From: Bart Van Assche
Date: Tue Jun 29 2021 - 14:01:59 EST


On 6/28/21 11:23 PM, Can Guo wrote:
> On 2021-06-29 01:31, Bart Van Assche wrote:
>> On 6/28/21 1:17 AM, Can Guo wrote:
>>> On 2021-06-25 01:11, Bart Van Assche wrote:
>>>> On 6/23/21 11:31 PM, Can Guo wrote:
>>>>> Using back host_sem in suspend_prepare()/resume_complete()
>>>>> won't have this problem of deadlock, right?
>>>>
>>>> Although that would solve the deadlock discussed in this email
>>>> thread, it wouldn't solve the issue of potential adverse
>>>> interactions of the UFS error handler and the SCSI error
>>>> handler running concurrently.
>>>
>>> I think I've explained it before, paste it here -
>>>
>>> ufshcd_eh_host_reset_handler() invokes ufshcd_err_handler() and
>>> flushes it, so SCSI error handler and UFS error handler can
>>> safely run together.
>>
>> That code path is the exception. Do you agree that the following
>> three functions all invoke the ufshcd_err_handler() function
>> asynchronously? * ufshcd_uic_pwr_ctrl() * ufshcd_check_errors() *
>> ufshcd_abort()
>
> I agree, but I don't see what's wrong with that. Any context can
> invoke ufs error handler asynchronously and ufs error handler prepare
> makes sure error handler can work safely, i.e., stopping PM
> ops/gating/scaling in error handler prepare makes sure no one shall
> call ufshcd_uic_pwr_ctrl() ever again. And ufshcd_check_errors() and
> ufshcd_abort() are OK to run concurrently with UFS error handler.
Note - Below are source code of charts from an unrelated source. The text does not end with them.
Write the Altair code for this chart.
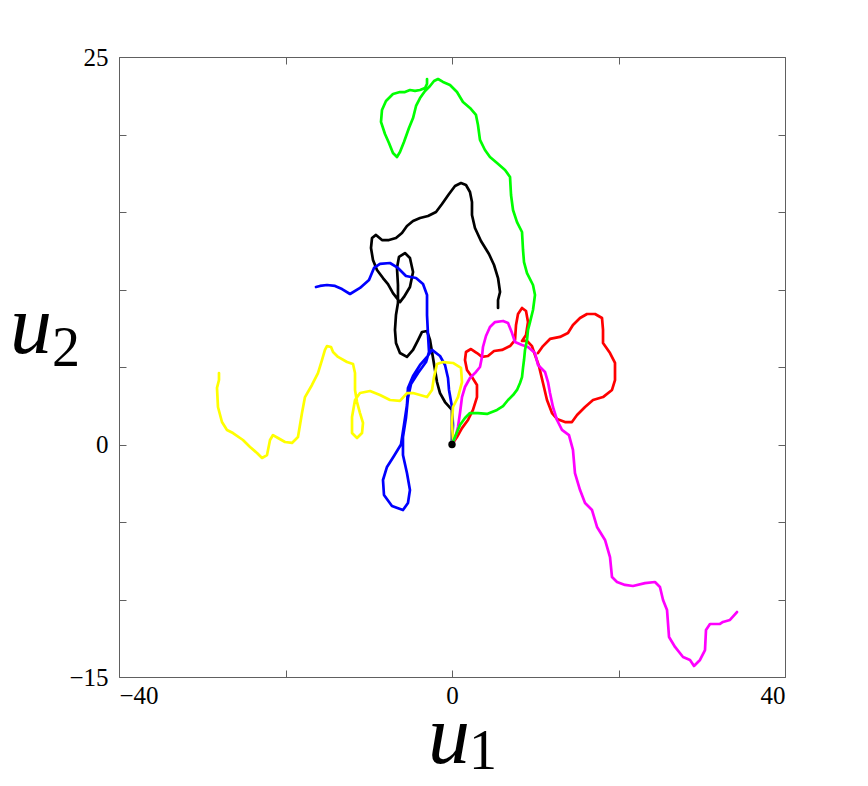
import altair as alt
import pandas as pd

# ---- path data (u1, u2) ----
black_x = [0, 0, 0, -0.84, -1.44, -1.80, -2.04, -2.40, -2.64, -3.00, -3.60, -4.08, -4.68, -5.41, -6.25, -6.73,
           -6.85, -6.73, -6.49, -6.49, -6.61, -6.37, -5.65, -5.05, -4.68, -5.05, -5.77, -6.25, -7.09, -7.69,
           -8.29, -9.01, -9.49, -9.73, -9.61, -9.13, -8.41, -7.57, -6.73, -6.01, -5.41, -4.68, -3.84, -2.88,
           -1.92, -1.20, -0.36, 0.36, 1.08, 1.68, 2.16, 2.40, 2.40, 2.76, 3.48, 4.44, 5.05, 5.53, 5.77, 5.53, 5.53]
black_y = [0, 1.26, 2.23, 2.74, 3.32, 4.03, 4.81, 5.97, 6.74, 7.32, 7.26, 6.74, 6.10, 5.65, 5.90, 6.55,
           7.39, 8.35, 9.13, 10.29, 11.39, 12.10, 12.35, 12.03, 11.13, 10.16, 9.52, 9.19, 9.77, 10.35,
           10.74, 11.26, 11.90, 12.68, 13.32, 13.52, 13.19, 13.19, 13.32, 13.65, 14.10, 14.42, 14.61, 14.74,
           15.00, 15.52, 16.16, 16.68, 16.87, 16.74, 16.29, 15.65, 14.81, 13.97, 13.13, 12.29, 11.58, 10.74, 9.84, 9.32, 8.81]

blue_x = [0, 0.12, 0, -0.36, -0.48, -0.84, -1.44, -2.40, -3.00, -3.84, -4.68, -5.29, -5.41, -5.77, -6.13,
          -6.97, -7.81, -8.29, -8.17, -7.21, -5.89, -5.29, -5.05, -5.41, -5.89, -5.89, -5.53, -5.29, -4.92,
          -4.08, -3.12, -2.76, -2.88, -3.00, -3.00, -3.48, -4.32, -5.53, -6.49, -7.45, -8.65, -9.37, -9.97,
          -11.05, -12.25, -13.21, -14.05, -15.02, -15.86, -16.34]
blue_y = [0, 1.26, 2.42, 3.52, 4.29, 5.13, 5.71, 6.10, 5.65, 5.13, 4.42, 3.65, 2.55, 1.26, 0,
          -0.74, -1.45, -2.29, -3.26, -3.97, -4.23, -3.77, -2.94, -1.84, -0.68, 0.48, 1.71, 3.00, 3.90,
          4.61, 5.32, 5.97, 7.06, 8.35, 9.65, 10.35, 10.74, 10.87, 11.39, 11.71, 11.65, 11.39, 10.61,
          10.10, 9.71, 10.03, 10.23, 10.29, 10.23, 10.16]

yellow_x = [0, 0.12, 0, 0.12, 0.72, 1.20, 1.08, 0.12, -1.08, -1.80, -2.16, -2.40, -3.00, -3.84, -4.68,
            -5.41, -6.25, -7.45, -8.65, -9.85, -11.05, -11.65, -12.01, -12.01, -11.41, -10.81, -10.69,
            -11.05, -11.41, -11.65, -11.65, -11.89, -12.61, -13.69, -14.29, -14.53, -15.02, -15.26, -15.62,
            -16.10, -16.82, -17.66, -18.02, -18.50, -19.22, -20.06, -20.90, -21.50, -21.86, -22.22, -22.82,
            -23.42, -24.26, -25.11, -26.31, -27.03, -27.63, -28.11, -28.23, -27.99, -27.99]
yellow_y = [0, 0.29, 1.39, 2.42, 3.06, 4.03, 4.94, 5.26, 5.32, 5.19, 4.35, 3.52, 3.06, 3.19, 3.32,
            3.32, 2.81, 2.87, 3.19, 3.45, 3.32, 2.87, 1.77, 0.74, 0.42, 0.74, 1.39,
            2.03, 2.74, 3.52, 4.61, 5.19, 5.32, 5.65, 5.97, 6.29, 6.35, 6.10, 5.45,
            4.61, 3.84, 3.06, 2.03, 0.48, 0.10, 0.16, 0.42, 0.61, 0.29, -0.68, -0.87,
            -0.55, -0.16, 0.29, 0.74, 0.94, 1.45, 2.42, 3.65, 4.16, 4.61]

red_x = [0, 0.60, 1.20, 1.92, 2.52, 3.00, 3.00, 2.40, 1.80, 1.56, 1.68, 2.28, 3.00, 3.60, 4.32, 5.05,
         6.01, 6.97, 7.57, 7.69, 7.93, 8.41, 8.89, 9.13, 8.89, 8.41, 9.01, 9.61, 9.97, 10.45, 10.93,
         11.41, 12.01, 12.61, 13.57, 14.41, 15.02, 15.98, 16.94, 18.14, 19.22, 19.58, 19.58, 18.98,
         18.14, 18.14, 18.02, 17.18, 16.22, 15.38, 14.53, 13.93, 12.97, 11.77, 10.93, 10.33]
red_y = [0, 0.48, 1.06, 1.58, 2.23, 3.06, 3.84, 4.35, 4.81, 5.45, 5.97, 6.16, 5.90, 5.65, 5.71, 6.03,
         6.10, 6.35, 6.74, 7.71, 8.42, 8.81, 8.61, 7.90, 7.06, 6.68, 6.68, 6.35, 5.77, 5.06, 3.97,
         2.87, 2.03, 1.65, 1.45, 1.45, 1.90, 2.42, 2.87, 3.06, 3.52, 4.16, 5.26, 5.90,
         6.55, 7.39, 8.16, 8.42, 8.42, 8.16, 7.71, 7.19, 6.94, 6.81, 6.35, 5.90]

magenta_x = [0, 0.36, 0.72, 0.96, 1.20, 1.56, 2.16, 2.76, 3.36, 3.60, 3.72, 4.08, 4.56, 5.17, 6.13, 6.73,
             7.21, 7.57, 8.41, 9.13, 9.97, 10.33, 11.17, 11.53, 11.77, 12.13, 12.61, 13.21, 14.05, 14.53,
             14.77, 15.38, 15.98, 16.82, 17.42, 18.38, 18.98, 19.22, 19.82, 20.78, 21.74, 23.18, 24.38,
             24.98, 25.35, 25.83, 26.07, 26.79, 27.75, 28.59, 29.07, 29.79, 30.39, 30.51, 30.99, 32.19,
             32.55, 33.39, 34.23]
magenta_y = [0, 0.42, 1.13, 2.03, 3.06, 3.71, 4.29, 4.61, 5.00, 5.65, 6.29, 7.00, 7.58, 7.90, 7.97, 7.84,
             7.19, 6.61, 6.42, 6.29, 5.90, 5.13, 4.68, 4.03, 3.32, 2.42, 1.58, 0.94, 0.61, -0.35,
             -1.84, -2.94, -3.77, -4.23, -5.32, -6.16, -7.26, -8.55, -8.87, -9.06, -9.13, -8.94, -8.87,
             -9.19, -10.03, -10.68, -12.42, -13.06, -13.71, -13.90, -14.29, -13.90, -13.26, -11.97, -11.58,
             -11.58, -11.45, -11.32, -10.81]

green_x = [0, 0.36, 0.96, 1.56, 2.16, 3.12, 4.20, 5.41, 6.13, 6.73, 7.33, 7.81, 8.17, 8.41, 8.53, 8.65,
           8.77, 9.01, 9.13, 9.37, 9.73, 9.97, 9.73, 9.01, 8.65, 8.53, 8.41, 7.81, 7.33, 7.09, 6.97, 6.37,
           5.41, 4.56, 3.96, 3.36, 3.12, 2.88, 2.16, 1.32, 0.60, -0.24, -1.08, -1.68, -2.16, -2.64, -3.24,
           -3.84, -4.32, -4.68, -5.17, -5.77, -6.25, -6.61, -7.09, -7.57, -8.05, -8.53, -8.41, -7.93,
           -7.09, -6.25, -5.65, -5.05, -4.44, -3.84, -3.24, -3.00, -3.00]
green_y = [0, 0.48, 1.26, 1.71, 2.03, 2.03, 1.97, 2.23, 2.48, 2.87, 3.19, 3.52, 3.97, 4.35, 4.94, 5.45,
           6.10, 6.74, 7.39, 7.90, 8.68, 9.65, 10.29, 11.06, 11.77, 12.55, 13.71, 14.35, 15.13, 16.10, 17.26, 17.71,
           18.16, 18.55, 19.00, 19.65, 20.61, 21.26, 21.71, 22.10, 22.74, 23.19, 23.39, 23.58, 23.45, 23.13, 22.81,
           22.35, 21.84, 21.06, 20.42, 19.52, 18.87, 18.55, 18.81, 19.45, 20.03, 20.81, 21.58, 22.16,
           22.61, 22.74, 22.74, 22.87, 22.81, 22.87, 23.00, 23.26, 23.58]

origin_x = [0]
origin_y = [0]

x_ticks = [-40, -20, 0, 20, 40]
y_ticks = [-15, -10, -5, 0, 5, 10, 15, 20, 25]
x_labelled = [-40, 0, 40]
y_labelled = [-15, 0, 25]

paths = [
    (black_x, black_y, "#000000"),
    (blue_x, blue_y, "#0000ff"),
    (yellow_x, yellow_y, "#ffff00"),
    (red_x, red_y, "#ff0000"),
    (magenta_x, magenta_y, "#ff00ff"),
    (green_x, green_y, "#00ff00"),
]

FONT = "Liberation Serif"
AX = "#606060"
W, H = 666, 620

xscale = alt.Scale(domain=[-40, 40], nice=False, zero=False)
yscale = alt.Scale(domain=[-15, 25], nice=False, zero=False)


def lab_expr(vals):
    cond = " || ".join(f"datum.value == {v}" for v in vals)
    return f"({cond}) ? datum.label : ''"


axis_common = dict(domain=False, grid=False, ticks=True, tickSize=7, offset=-7,
                   tickColor=AX, tickWidth=1, title=None)

x_bottom = alt.Axis(orient="bottom", values=x_ticks, labelExpr=lab_expr(x_labelled),
                    labelFont=FONT, labelFontSize=25, labelColor="#000", labelPadding=6,
                    labelOverlap=False, **axis_common)
y_left = alt.Axis(orient="left", values=y_ticks, labelExpr=lab_expr(y_labelled),
                  labelFont=FONT, labelFontSize=25, labelColor="#000", labelPadding=11,
                  labelOverlap=False, **axis_common)
x_top = alt.Axis(orient="top", values=x_ticks, labels=False, **axis_common)
y_right = alt.Axis(orient="right", values=y_ticks, labels=False, **axis_common)

layers = []
for i, (xs, ys, col) in enumerate(paths):
    df = pd.DataFrame({"u1": xs, "u2": ys, "k": list(range(len(xs)))})
    layers.append(
        alt.Chart(df).mark_line(color=col, strokeWidth=2.7, strokeJoin="round", strokeCap="round").encode(
            x=alt.X("u1:Q", scale=xscale, axis=x_bottom if i == 0 else None),
            y=alt.Y("u2:Q", scale=yscale, axis=y_left if i == 0 else None),
            order="k:Q",
        )
    )

dot = alt.Chart(pd.DataFrame({"u1": origin_x, "u2": origin_y})).mark_circle(
    color="#000000", opacity=1, size=55
).encode(
    x=alt.X("u1:Q", scale=xscale, axis=x_top),
    y=alt.Y("u2:Q", scale=yscale, axis=y_right),
)


def txt(s, x, y, size, italic):
    kw = dict(font=FONT, fontSize=size, align="center", baseline="alphabetic", color="#000")
    if italic:
        kw["fontStyle"] = "italic"
    return alt.Chart(pd.DataFrame({"t": [s]})).mark_text(**kw).encode(
        x=alt.value(x), y=alt.value(y), text="t:N"
    )


titles = [
    txt("u", 330, 706, 84, True),
    txt("1", 364, 712, 56, False),
    txt("u", -88, 296, 84, True),
    txt("2", -53, 309, 56, False),
]

chart = alt.layer(*layers, dot, *titles).resolve_axis(
    x="independent", y="independent"
).properties(
    width=W, height=H,
    autosize=alt.AutoSizeParams(type="none"),
    padding={"left": 111, "top": 49, "right": 40, "bottom": 101},
    background="white",
).configure_view(stroke=AX, strokeWidth=1)

chart.save("out.html", embed_options={"renderer": "svg", "actions": False})
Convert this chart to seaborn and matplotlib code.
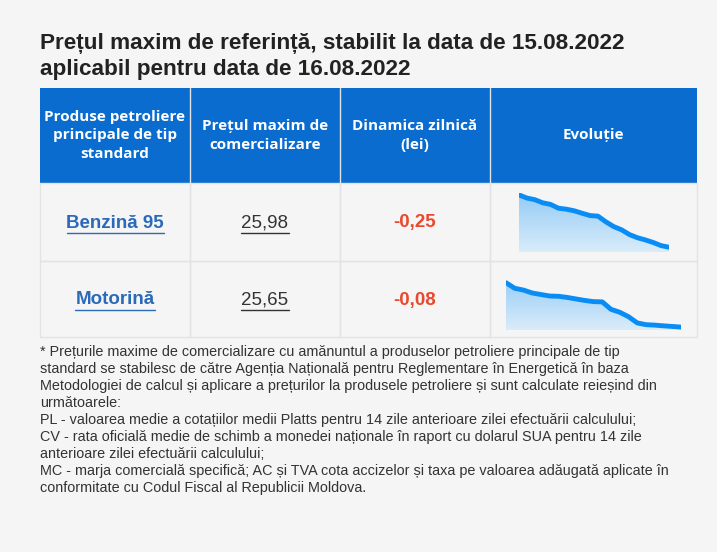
import matplotlib
matplotlib.use("Agg")
import matplotlib.pyplot as plt
import matplotlib.patches as mpatches
import numpy as np
import seaborn as sns
import pandas as pd

# ---- Data ----
PRODUCTS = ["Benzină 95", "Motorină"]
PRICES = ["25,98", "25,65"]
DYNAMICS = ["-0,25", "-0,08"]
HEADERS = ["Produse petroliere\nprincipale de tip\nstandard",
           "Prețul maxim de\ncomercializare",
           "Dinamica zilnică\n(lei)",
           "Evoluție"]
TREND_BENZINA = [60.0, 56.7, 55.0, 51.7, 50.0, 46.0, 45.0, 43.3, 40.7, 38.3, 37.7,
                 31.7, 26.7, 23.3, 18.3, 15.0, 12.7, 10.0, 6.7, 5.0]
TREND_MOTORINA = [53.3, 47.0, 45.0, 41.7, 40.0, 38.3, 38.0, 36.7, 35.0, 33.3, 32.0,
                  31.7, 23.3, 20.0, 15.0, 8.0, 6.0, 5.5, 4.7, 4.0, 3.3]

W, H = 717, 552
BG = "#f5f5f5"
BLUE = "#0a6ccf"
ARIAL = ["Liberation Sans", "DejaVu Sans"]

sns.set_theme(style="white")
plt.rcParams["font.family"] = ["Open Sans", "DejaVu Sans"]

fig = plt.figure(figsize=(W / 100, H / 100), dpi=100, facecolor=BG)
ov = fig.add_axes([0, 0, 1, 1])
ov.set_xlim(0, W)
ov.set_ylim(H, 0)
ov.axis("off")

ov.text(40, 43, "Prețul maxim de referință, stabilit la data de 15.08.2022",
        fontsize=16.2, fontweight="bold", color="#222222", va="center", family=ARIAL)
ov.text(40, 69, "aplicabil pentru data de 16.08.2022",
        fontsize=16.2, fontweight="bold", color="#222222", va="center", family=ARIAL)

cols = [40, 190, 340, 490, 697]
rows = [88, 183, 261, 337]
ov.add_patch(mpatches.Rectangle((cols[0], rows[0]), cols[-1] - cols[0], rows[1] - rows[0],
                                color=BLUE, lw=0))
for i in range(4):
    cx = (cols[i] + cols[i + 1]) / 2
    ov.text(cx, (rows[0] + rows[1]) / 2, HEADERS[i], ha="center", va="center",
            color="white", fontsize=11, fontweight="bold", linespacing=1.45)
    if i > 0:
        ov.plot([cols[i], cols[i]], [rows[0], rows[-1]], color="#e3e3e3", lw=1)
for r in range(2):
    y0, y1 = rows[r + 1], rows[r + 2]
    cy = (y0 + y1) / 2 + 1
    ov.add_patch(mpatches.Rectangle((cols[0], y0), cols[-1] - cols[0], y1 - y0,
                                    fill=False, ec="#e3e3e3", lw=1))
    c1 = (cols[0] + cols[1]) / 2
    ov.text(c1, cy, PRODUCTS[r], ha="center", va="center",
            color="#2a6ab8", fontsize=13.5, fontweight="bold", family=ARIAL)
    tw = 97 if r == 0 else 80
    ov.plot([c1 - tw / 2, c1 + tw / 2], [cy + 10, cy + 10], color="#2a6ab8", lw=1)
    c2 = (cols[1] + cols[2]) / 2
    ov.text(c2, cy, PRICES[r], ha="center", va="center",
            color="#333333", fontsize=13.5, family=ARIAL)
    ov.plot([c2 - 24, c2 + 24], [cy + 10, cy + 10], color="#333333", lw=1)
    ov.text((cols[2] + cols[3]) / 2, cy, DYNAMICS[r], ha="center", va="center",
            color="#e8492f", fontsize=13.5, fontweight="bold", family=ARIAL)
for i in range(1, 4):
    ov.plot([cols[i], cols[i]], [rows[1], rows[-1]], color="#e3e3e3", lw=1)

# sparklines
spark = [(TREND_BENZINA, 519, 669, 193, 252), (TREND_MOTORINA, 506, 681, 275, 330)]
grad = np.linspace(1, 0, 100).reshape(-1, 1)
cmap = matplotlib.colors.LinearSegmentedColormap.from_list("g", ["#d9ecfa", "#93cbf5"])
for vals, x0, x1, y0, y1 in spark:
    ax = fig.add_axes([x0 / W, 1 - y1 / H, (x1 - x0) / W, (y1 - y0) / H])
    df = pd.DataFrame({"i": range(len(vals)), "v": vals})
    poly = ax.fill_between(df["i"], df["v"], 0, color="none", lw=0)
    img = ax.imshow(grad, cmap=cmap, aspect="auto", extent=[0, len(vals) - 1, 0, 62],
                    origin="upper")
    img.set_clip_path(poly.get_paths()[0], transform=ax.transData)
    sns.lineplot(data=df, x="i", y="v", ax=ax, color="#0a8cf5", lw=3.5)
    ax.set_xlim(0, len(vals) - 1)
    ax.set_ylim(0, 62)
    ax.axis("off")
    ax.patch.set_alpha(0)

note = ("* Prețurile maxime de comercializare cu amănuntul a produselor petroliere principale de tip\n"
        "standard se stabilesc de către Agenția Națională pentru Reglementare în Energetică în baza\n"
        "Metodologiei de calcul și aplicare a prețurilor la produsele petroliere și sunt calculate reieșind din\n"
        "următoarele:\n"
        "PL - valoarea medie a cotațiilor medii Platts pentru 14 zile anterioare zilei efectuării calculului;\n"
        "CV - rata oficială medie de schimb a monedei naționale în raport cu dolarul SUA pentru 14 zile\n"
        "anterioare zilei efectuării calculului;\n"
        "MC - marja comercială specifică; AC și TVA cota accizelor și taxa pe valoarea adăugată aplicate în\n"
        "conformitate cu Codul Fiscal al Republicii Moldova.")
ov.text(40, 345, note, fontsize=10.4, color="#333333", va="top", linespacing=1.27,
        family=ARIAL)

fig.savefig("out.png", dpi=100, facecolor=BG)
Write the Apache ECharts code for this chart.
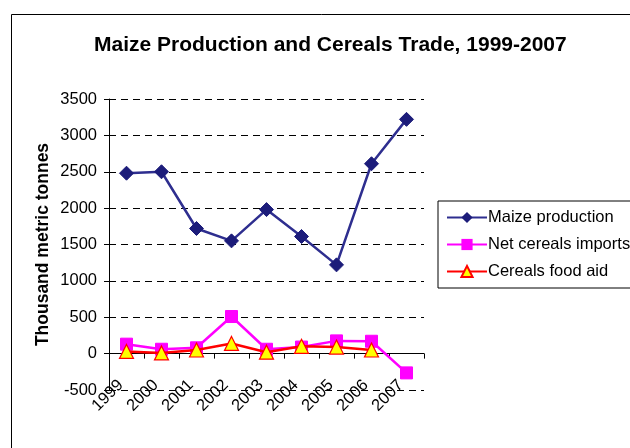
<!DOCTYPE html>
<html><head><meta charset="utf-8">
<script src="https://cdn.jsdelivr.net/npm/echarts@6/dist/echarts.min.js"></script>
<style>html,body{margin:0;padding:0;background:#fff}#c{width:630px;height:448px}</style>
</head><body><div id="c"></div>
<script>
const years = ['1999','2000','2001','2002','2003','2004','2005','2006','2007'];
const maizeProduction = [2480, 2500, 1720, 1550, 1980, 1610, 1220, 2610, 3220];
const netCerealsImports = [130, 60, 80, 510, 60, 90, 175, 170, -265];
const cerealsFoodAid = [30, 10, 50, 140, 20, 100, 90, 50, null];
const yTicks = {min: -500, max: 3500, interval: 500};

const chart = echarts.init(document.getElementById('c'), null, {renderer: 'canvas'});
const font = 'Liberation Sans, Arial, sans-serif';
chart.setOption({
  animation: false,
  backgroundColor: '#fff',
  textStyle: {fontFamily: font},
  graphic: [{type: 'rect', shape: {x: 11.5, y: 14.5, width: 700, height: 500}, style: {fill: 'none', stroke: '#000', lineWidth: 1}, silent: true}],
  title: {text: 'Maize Production and Cereals Trade, 1999-2007', left: 89, top: 30,
    textStyle: {fontFamily: font, fontSize: 21, fontWeight: 'bold', color: '#000'}},
  grid: {left: 109, right: 206, top: 99, bottom: 58, containLabel: false, outerBoundsMode: 'none'},
  legend: {
    orient: 'vertical', left: 438, top: 201, itemGap: 10, itemWidth: 40, itemHeight: 14,
    borderColor: '#000', borderWidth: 1, padding: [8, 40, 8, 8], borderRadius: 0,
    textStyle: {fontFamily: font, fontSize: 16.5, color: '#000', padding: [0, 0, 0, -4]},
    data: ['Maize production', 'Net cereals imports', 'Cereals food aid']
  },
  xAxis: {
    type: 'category', data: years, boundaryGap: true,
    name: 'Year', nameLocation: 'middle', nameGap: 62,
    nameTextStyle: {fontFamily: font, fontSize: 18, fontWeight: 'bold', color: '#000'},
    axisLine: {onZero: true, lineStyle: {color: '#000', width: 1}},
    axisTick: {show: true, alignWithLabel: false, length: 5, lineStyle: {color: '#000'}},
    axisLabel: {rotate: 45, fontFamily: font, fontSize: 16.5, color: '#000', interval: 0, margin: -13, padding: [0, 8, 0, 0]},
    splitLine: {show: false}
  },
  yAxis: {
    type: 'value', min: yTicks.min, max: yTicks.max, interval: yTicks.interval,
    name: 'Thousand metric tonnes', nameLocation: 'middle', nameGap: 57,
    nameTextStyle: {fontFamily: font, fontSize: 17.5, fontWeight: 'bold', color: '#000'},
    axisLine: {show: true, lineStyle: {color: '#000', width: 1}},
    axisTick: {show: true, length: 5, lineStyle: {color: '#000'}},
    axisLabel: {fontFamily: font, fontSize: 16.5, color: '#000', margin: 12, formatter: v => String(v)},
    splitLine: {show: true, lineStyle: {type: [7, 5], color: '#000', width: 1}}
  },
  series: [
    {name: 'Maize production', type: 'line', data: maizeProduction, symbol: 'diamond', symbolSize: 14,
      lineStyle: {color: '#2E2E8F', width: 2.5}, itemStyle: {color: '#1C1C7A', borderColor: '#1C1C7A'}, z: 3},
    {name: 'Net cereals imports', type: 'line', data: netCerealsImports, symbol: 'rect', symbolSize: 12,
      lineStyle: {color: '#FF00FF', width: 2.5}, itemStyle: {color: '#FF00FF', borderColor: '#FF00FF'}, z: 4},
    {name: 'Cereals food aid', type: 'line', data: cerealsFoodAid, symbol: 'triangle', symbolSize: 14,
      lineStyle: {color: '#FF0000', width: 2.5}, itemStyle: {color: '#FFFF00', borderColor: '#FF0000', borderWidth: 1.2}, z: 5}
  ]
});
</script></body></html>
The current UFS error handling approach requires the following code in
ufshcd_queuecommand():

if (hba->pm_op_in_progress) {
hba->force_reset = true;
set_host_byte(cmd, DID_BAD_TARGET);
cmd->scsi_done(cmd);
goto out;
}

Removing that code is not possible with the current error handling
approach. My patch makes it possible to remove that code.

> Sorry that I missed the change of scsi_transport_template() in your
> previous message. I can understand that you want to invoke UFS error
> hander by invoking SCSI error handler, but I didn't go that far
> because I saw you changed pm_runtime_get_sync() to
> pm_runtime_get_noresume() in ufs error handler prepare. How can that
> change make sure that the device is not suspending or resuming while
> error handler is running?

UFS power state transitions happen by submitting a SCSI command to a
WLUN. The SCSI error handler is only activated after all outstanding
SCSI commands for a SCSI host have failed or completed. I think this
guarantees for the UFS driver that eh_strategy_handler is not invoked
while a command submitted to a WLUN is changing the power state of the
UFS device. The following code from scsi_error.c only wakes up the error
handler if (shost->host_failed || shost->host_eh_scheduled) &&
shost->host_failed == scsi_host_busy(shost):

if ((shost->host_failed == 0 && shost->host_eh_scheduled == 0)
|| shost->host_failed != scsi_host_busy(shost)) {
schedule();
continue;
}
/* Handle SCSI errors */

Thanks,

Bart.